London--Prime Minister David Cameron has defended Britain's security services after Islamic State executioner "Jihadi John" was unmasked as London graduate Mohammed Emwazi, a man previously monitored by spy agency MI5.
As more details emerged about Emwazi, named by media and experts as the man who beheaded at least five Western hostages held by the IS group in Syria and Iraq, questions were asked about whether he could have been stopped.
Civil rights group Cage, which had been in touch with the Kuwaiti-born computing graduate before he left Britain, said MI5 had been tracking Emwazi since at least 2009.
Officials have not confirmed Emwazi's identity, but Cameron said Friday: "We will do everything we can with the police, the security services, with all that we have at our disposal, to find these people and put them out of action."
He added: "All of the time they (the security services) are having to make incredibly difficult judgements and I think basically they make very good judgements on our behalf."
Olivier Guitta, managing director of security and risk consultancy GlobalStrat, warned the security forces lacked the resources to track all those who crossed their radar.
"To monitor one person you need 30 officers, so if you have in England 1,000 people that are on your list, you need 30,000 officers.

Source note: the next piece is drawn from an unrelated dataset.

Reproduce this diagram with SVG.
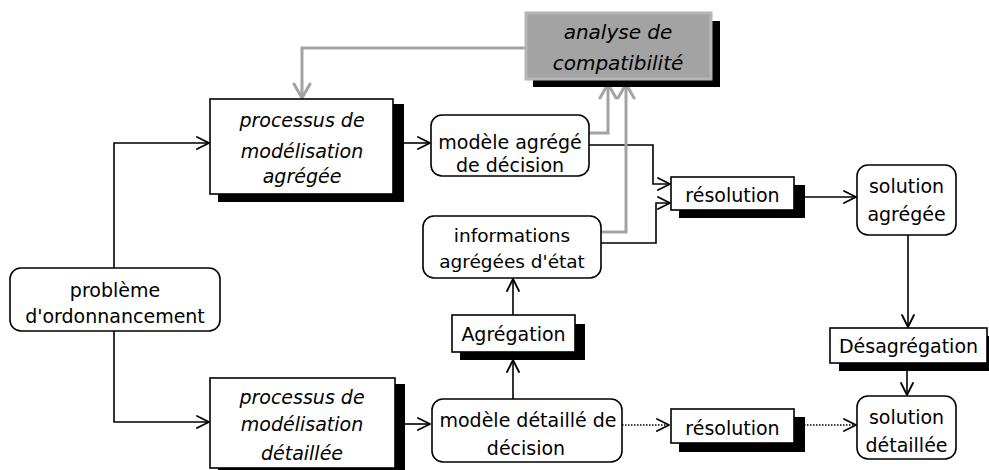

We don't have that," he told AFP.
But senior lawmaker David Davis, a member of Cameron's Conservative Party, said Emwazi was known to associate with fanatics and was on a terror watchlist.
"How many more people must die before we start to look more closely at the strategy of our intelligence services?" he wrote in The Guardian newspaper on Saturday.
- 'Apology for terror' -
Further criticism came from Cage, a group which supports people impacted by the so-called war on terror, which said Emwazi had been radicalised because of "harassment" by British intelligence agents.
The group said this began following a post-graduation trip to Tanzania in 2009 when Emwazi was accused of seeking to join militants in Somalia.
Cage also alleged that MI5 tried to recruit the graduate, who it described as a "beautiful young man".
Cameron's office said it was "reprehensible" to suggest MI5 was to blame for Emwazi's actions, while London mayor Boris Johnson accused Cage of an "apology for terror".
John Sawers, the former head of Britain's MI6 foreign intelligence agency, told the BBC: "The idea that somehow being spoken to by a member of MI5 is a radicalising act, I think this is very false and very transparent."
- Baseball fan -
Emwazi had lived in Britain since the age of six and many of those who knew him expressed disbelief at his new identity.
One of his former high school teachers told the BBC that Emwazi had anger issues as a teenager but was successfully helped to control his emotions.
The unnamed woman said he "had everything going for him" and said his apparent transformation was "unbelievable".